**Provided material:**
---
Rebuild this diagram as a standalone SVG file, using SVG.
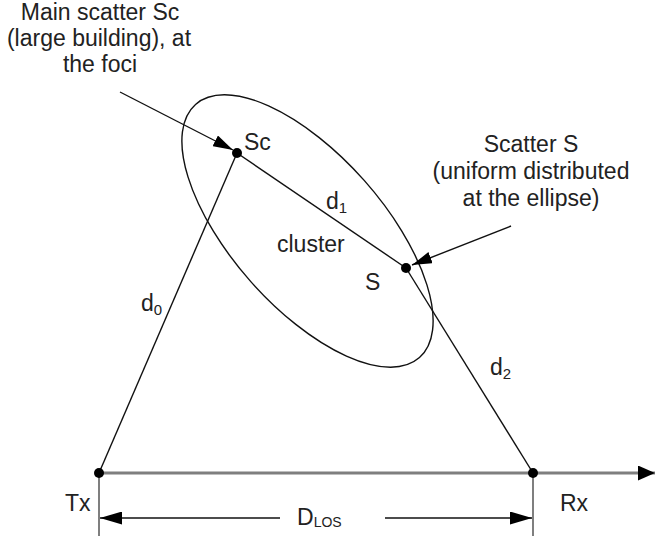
<svg xmlns="http://www.w3.org/2000/svg" width="655" height="540" viewBox="0 0 655 540">
<defs>
<style>
text{font-family:"Liberation Sans",Arial,sans-serif;font-size:23px;fill:#222}
.ln{stroke:#111;stroke-width:1.4;fill:none}
.gray{stroke:#7f7f7f;fill:none}
.dot{fill:#000}
.sub{font-size:15px}
</style>
<marker id="ah" viewBox="0 0 20 12" refX="20" refY="6" markerWidth="20" markerHeight="12" markerUnits="userSpaceOnUse" orient="auto">
<path d="M0,0 L20,6 L0,12 z" fill="#000"/>
</marker>
<marker id="ahDim" viewBox="0 0 22 13" refX="22" refY="6.5" markerWidth="22" markerHeight="13" markerUnits="userSpaceOnUse" orient="auto">
<path d="M0,0 L22,6.5 L0,13 z" fill="#000"/>
</marker>
<marker id="ahAxis" viewBox="0 0 17 15" refX="17" refY="7.5" markerWidth="17" markerHeight="15" markerUnits="userSpaceOnUse" orient="auto">
<path d="M0,0 L17,7.5 L0,15 z" fill="#000"/>
</marker>
</defs>
<rect width="655" height="540" fill="#fff"/>

<g id="cluster">
<ellipse class="ln" cx="307.5" cy="231" rx="169" ry="76" transform="rotate(48.5 307.5 231)"/>
<text x="277" y="252">cluster</text>
</g>

<g id="connectors">
<line class="gray" x1="99" y1="473" x2="655" y2="473" stroke-width="3" marker-end="url(#ahAxis)"/>
<line class="gray" x1="99" y1="473" x2="99" y2="536" stroke-width="2"/>
<line class="gray" x1="533" y1="473" x2="533" y2="536" stroke-width="2"/>
<line class="ln" x1="280" y1="518" x2="100" y2="518" marker-end="url(#ahDim)"/>
<line class="ln" x1="385" y1="518" x2="532" y2="518" marker-end="url(#ahDim)"/>
<line id="d0" class="ln" x1="99" y1="473" x2="237" y2="153"/>
<line id="d1" class="ln" x1="237" y1="153" x2="406" y2="268"/>
<line id="d2" class="ln" x1="406" y1="268" x2="533" y2="473"/>
<line class="ln" x1="120" y1="92" x2="233" y2="150" marker-end="url(#ah)"/>
<line class="ln" x1="511" y1="226" x2="412" y2="265" marker-end="url(#ah)"/>
</g>

<g id="Sc">
<circle class="dot" cx="237" cy="153" r="5"/>
<text x="244" y="150">Sc</text>
</g>
<g id="S">
<circle class="dot" cx="406" cy="268" r="5"/>
<text x="365" y="290">S</text>
</g>
<g id="Tx">
<circle class="dot" cx="99" cy="473" r="5"/>
<text x="65" y="511">Tx</text>
</g>
<g id="Rx">
<circle class="dot" cx="533" cy="473" r="5"/>
<text x="560" y="511">Rx</text>
</g>

<g id="labels">
<text x="100" y="20" text-anchor="middle">Main scatter Sc</text>
<text x="99" y="46" text-anchor="middle">(large building), at</text>
<text x="100" y="72" text-anchor="middle">the foci</text>
<text x="531" y="152" text-anchor="middle">Scatter S</text>
<text x="531" y="179" text-anchor="middle">(uniform distributed</text>
<text x="531" y="206" text-anchor="middle">at the ellipse)</text>
<text x="141" y="311">d<tspan class="sub" dy="4">0</tspan></text>
<text x="326" y="209">d<tspan class="sub" dy="4">1</tspan></text>
<text x="490" y="375">d<tspan class="sub" dy="4">2</tspan></text>
<text x="297" y="525" font-size="21">D<tspan font-size="14" dy="2">LOS</tspan></text>
</g>
</svg>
---
**What the task requires:** Write the listing out a second time exactly, dropping all images.

**Response to this task:**
Rebuild this diagram as a standalone SVG file, using SVG.
<svg xmlns="http://www.w3.org/2000/svg" width="655" height="540" viewBox="0 0 655 540">
<defs>
<style>
text{font-family:"Liberation Sans",Arial,sans-serif;font-size:23px;fill:#222}
.ln{stroke:#111;stroke-width:1.4;fill:none}
.gray{stroke:#7f7f7f;fill:none}
.dot{fill:#000}
.sub{font-size:15px}
</style>
<marker id="ah" viewBox="0 0 20 12" refX="20" refY="6" markerWidth="20" markerHeight="12" markerUnits="userSpaceOnUse" orient="auto">
<path d="M0,0 L20,6 L0,12 z" fill="#000"/>
</marker>
<marker id="ahDim" viewBox="0 0 22 13" refX="22" refY="6.5" markerWidth="22" markerHeight="13" markerUnits="userSpaceOnUse" orient="auto">
<path d="M0,0 L22,6.5 L0,13 z" fill="#000"/>
</marker>
<marker id="ahAxis" viewBox="0 0 17 15" refX="17" refY="7.5" markerWidth="17" markerHeight="15" markerUnits="userSpaceOnUse" orient="auto">
<path d="M0,0 L17,7.5 L0,15 z" fill="#000"/>
</marker>
</defs>
<rect width="655" height="540" fill="#fff"/>

<g id="cluster">
<ellipse class="ln" cx="307.5" cy="231" rx="169" ry="76" transform="rotate(48.5 307.5 231)"/>
<text x="277" y="252">cluster</text>
</g>

<g id="connectors">
<line class="gray" x1="99" y1="473" x2="655" y2="473" stroke-width="3" marker-end="url(#ahAxis)"/>
<line class="gray" x1="99" y1="473" x2="99" y2="536" stroke-width="2"/>
<line class="gray" x1="533" y1="473" x2="533" y2="536" stroke-width="2"/>
<line class="ln" x1="280" y1="518" x2="100" y2="518" marker-end="url(#ahDim)"/>
<line class="ln" x1="385" y1="518" x2="532" y2="518" marker-end="url(#ahDim)"/>
<line id="d0" class="ln" x1="99" y1="473" x2="237" y2="153"/>
<line id="d1" class="ln" x1="237" y1="153" x2="406" y2="268"/>
<line id="d2" class="ln" x1="406" y1="268" x2="533" y2="473"/>
<line class="ln" x1="120" y1="92" x2="233" y2="150" marker-end="url(#ah)"/>
<line class="ln" x1="511" y1="226" x2="412" y2="265" marker-end="url(#ah)"/>
</g>

<g id="Sc">
<circle class="dot" cx="237" cy="153" r="5"/>
<text x="244" y="150">Sc</text>
</g>
<g id="S">
<circle class="dot" cx="406" cy="268" r="5"/>
<text x="365" y="290">S</text>
</g>
<g id="Tx">
<circle class="dot" cx="99" cy="473" r="5"/>
<text x="65" y="511">Tx</text>
</g>
<g id="Rx">
<circle class="dot" cx="533" cy="473" r="5"/>
<text x="560" y="511">Rx</text>
</g>

<g id="labels">
<text x="100" y="20" text-anchor="middle">Main scatter Sc</text>
<text x="99" y="46" text-anchor="middle">(large building), at</text>
<text x="100" y="72" text-anchor="middle">the foci</text>
<text x="531" y="152" text-anchor="middle">Scatter S</text>
<text x="531" y="179" text-anchor="middle">(uniform distributed</text>
<text x="531" y="206" text-anchor="middle">at the ellipse)</text>
<text x="141" y="311">d<tspan class="sub" dy="4">0</tspan></text>
<text x="326" y="209">d<tspan class="sub" dy="4">1</tspan></text>
<text x="490" y="375">d<tspan class="sub" dy="4">2</tspan></text>
<text x="297" y="525" font-size="21">D<tspan font-size="14" dy="2">LOS</tspan></text>
</g>
</svg>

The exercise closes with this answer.